|
Shields Mountain and the Shields Fort
Robert and several of his older sons, including our William, went to the Sevier County location, and began clearing the land and building a cabin. At that time, it was still a part of North Carolina, later known as Franklin, now the state of Tennessee. Nancy and the rest of the family followed about a year later. The only way into this mountain wilderness was by pack-horse- - no roads, bridges, villages or towns, and very few settlements. This was the new frontier--as far west as any white man had gone until then.
A large number of families, particularly the Irish and Scotch-Irish settlements of Virginia and North Carolina, moved westward. With this tide of immigration, came Robert and Nancy Shields, with their daughter, Janet, and the Ten Brothers. During that year, the new settlements extended westward as far as the big island in the French Broad River, thirty miles above the present site of Knoxville, and on the very outskirts, on the banks of Middle Creek, which flows into the Little Pigeon, which is in turn a tributary of the French Broad, Robert established his family in Shields Fort, near the present village of Pigeon Forge, at the foot of
Shields Mountain, in what is now Sevier County, Tennessee.
The Shields Fort took nearly four years to build, and when completed was a long building
16 x 100 feet, with low ceiling and attic, constructed of logs with a fireplace at each end. There were four outside doors, several small window openings--without glass, and numerous portholes at convenient places upstairs and down. The original building contained quarters for six families, with a large common kitchen at one end, and a common living room at the other. The building was in the midst of an oblong yard of about a quarter acre, surrounded by walls twelve feet high. The walls consisted of a double row of logs standing on end, closely spaced, sharpened at the top, and fastened together with wooden pins. High sentry boxes at each of the stockade gave a commanding view of the clearing of several acres. The spring was within the enclosure, as were the stables for stock and all other buildings.

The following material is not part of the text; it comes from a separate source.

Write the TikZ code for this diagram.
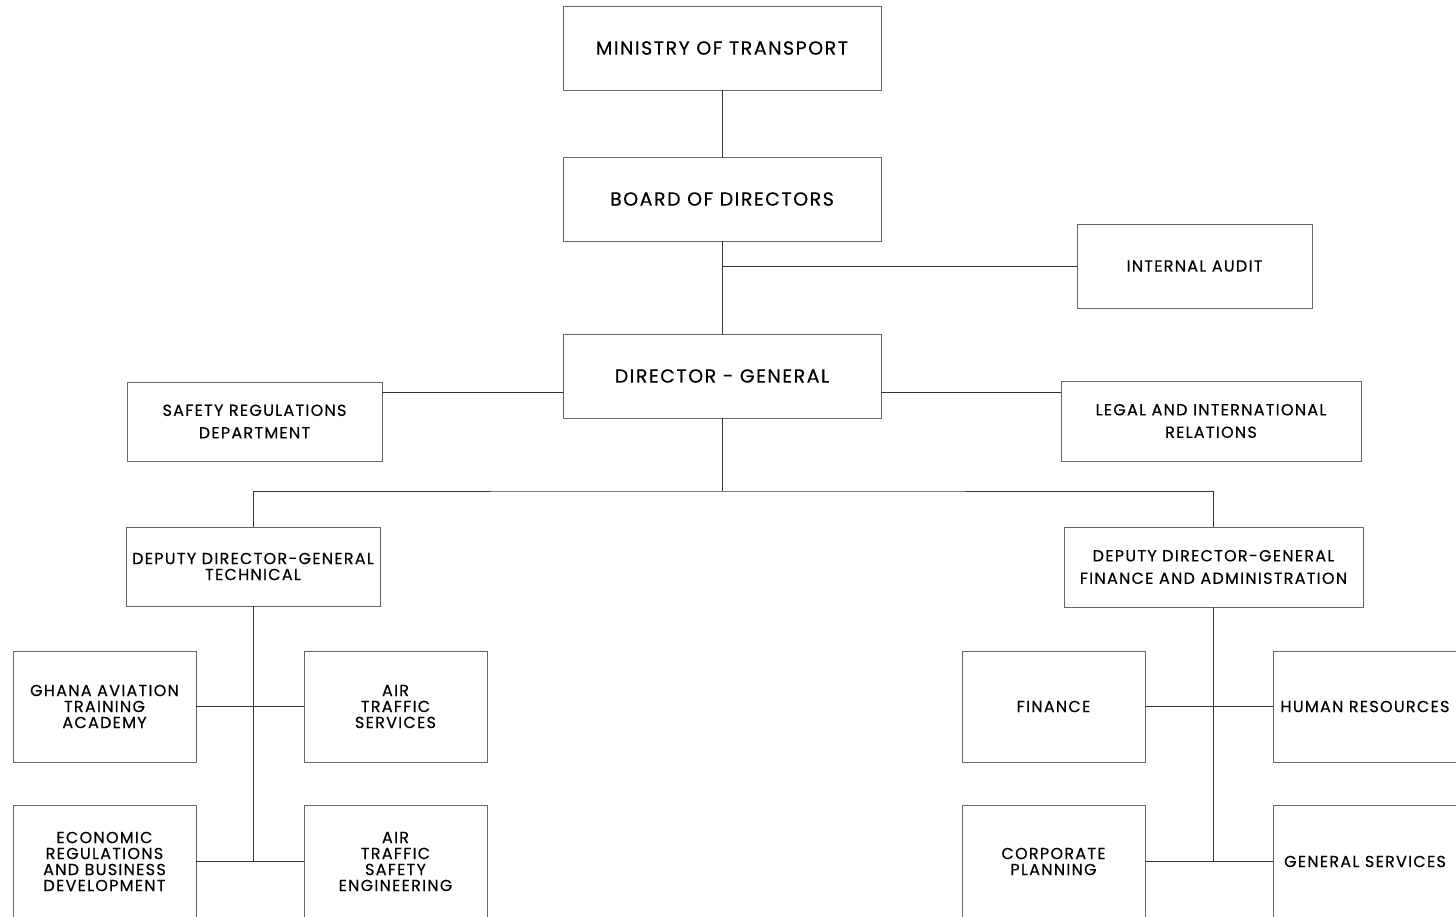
\documentclass[tikz,border=0pt]{standalone}
\usepackage{fontspec}
\setmainfont{Poppins}[LetterSpace=8,FakeBold=0.4]
\usepackage{tikz}

\begin{document}
\begin{tikzpicture}[x=1pt,y=-1pt,
	box/.style={draw=black!60,line width=0.3mm,align=center,inner sep=2pt,font=\fontsize{16}{16}\selectfont},
	widebox/.style={box,font=\fontsize{16}{22.5}\selectfont},
	topbox/.style={box,minimum width=318pt,minimum height=84pt,font=\fontsize{19}{21}\selectfont},
	unitbox/.style={box,minimum width=183pt,minimum height=111pt},
	line/.style={draw=black!80,line width=0.25mm}]
	
	\useasboundingbox (0,0) rectangle (1456,916);
	
	%Leitung
	\node[topbox] (ministry) at (722,48) {MINISTRY OF TRANSPORT};
	\node[topbox] (board) at (722,199) {BOARD OF DIRECTORS};
	\node[topbox] (dg) at (722,376) {DIRECTOR - GENERAL};
	\node[widebox,minimum width=235pt,minimum height=84pt] (audit) at (1194.5,266) {INTERNAL AUDIT};
	\node[widebox,minimum width=255pt,minimum height=79pt] (safety) at (254.5,421.5) {SAFETY REGULATIONS\\DEPARTMENT};
	\node[widebox,minimum width=300pt,minimum height=80pt] (legal) at (1211,421) {LEGAL AND INTERNATIONAL\\RELATIONS};
	
	%Stellvertreter
	\node[box,minimum width=254pt,minimum height=79pt] (ddgtech) at (253,566.5) {DEPUTY DIRECTOR-GENERAL\\TECHNICAL};
	\node[widebox,minimum width=299pt,minimum height=80pt] (ddgfin) at (1213.5,567) {DEPUTY DIRECTOR-GENERAL\\FINANCE AND ADMINISTRATION};
	
	%Abteilungen links
	\node[unitbox] (gata) at (104.5,706.5) {GHANA AVIATION\\TRAINING\\ACADEMY};
	\node[unitbox] (ats) at (395.5,706.5) {AIR\\TRAFFIC\\SERVICES};
	\node[unitbox,minimum height=113pt] (econ) at (104.5,861.5) {ECONOMIC\\REGULATIONS\\AND BUSINESS\\DEVELOPMENT};
	\node[unitbox,minimum height=113pt] (atse) at (395.5,861.5) {AIR\\TRAFFIC\\SAFETY\\ENGINEERING};
	
	%Abteilungen rechts
	\node[unitbox] (finance) at (1053.5,706.5) {FINANCE};
	\node[unitbox] (hr) at (1365,706.5) {HUMAN RESOURCES};
	\node[unitbox,minimum height=113pt] (corp) at (1053.5,861.5) {CORPORATE\\PLANNING};
	\node[unitbox,minimum height=113pt] (gs) at (1365,861.5) {GENERAL SERVICES};
	
	\coordinate (split) at (722,491); %Verzweigung
	
	%Verbindungen
	\draw[line] (ministry) -- (board);
	\draw[line] (board) -- (dg);
	\draw[line] (audit.west) -- (audit.west -| board.south);
	\draw[line] ([yshift=-16pt]dg.west) -- ([yshift=-16pt]dg.west -| safety.east);
	\draw[line] ([yshift=-16pt]dg.east) -- ([yshift=-16pt]dg.east -| legal.west);
	\draw[line] (dg.south) -- (split);
	\draw[line] (ddgtech.north) |- (split) -| (ddgfin.north);
	
	\draw[line] (ddgtech.south) -- (ddgtech.south |- econ.east);
	\draw[line] (gata) -- (ats);
	\draw[line] (econ) -- (atse);
	
	\draw[line] (ddgfin.south) -- (ddgfin.south |- corp.east);
	\draw[line] (finance) -- (hr);
	\draw[line] (corp) -- (gs);
	
\end{tikzpicture}
\end{document}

The fort was a dozen miles off the regular Indian trails, and was never attacked by a large war party. It was frequently disturbed by small roving bands of two or three Indians. The fort housed Robert, Nancy, their eleven children, grandchildren and a widowed sister of Nancy, with her children. Seven of the ten sons brought brides to the fort . As the families grew, the size of the stockade was enlarged. Some of the sons, and Janet, moved to their own separate quarters outside the fort when it seemed safe a few years later. Of this large family, only one son, Thomas, was killed by Indians, when during this period nearly one of every two men was killed. Another son, Joseph, was severely wounded when he and his brother-in-law, Joshua Tipton, were ambushed and attacked by Indians.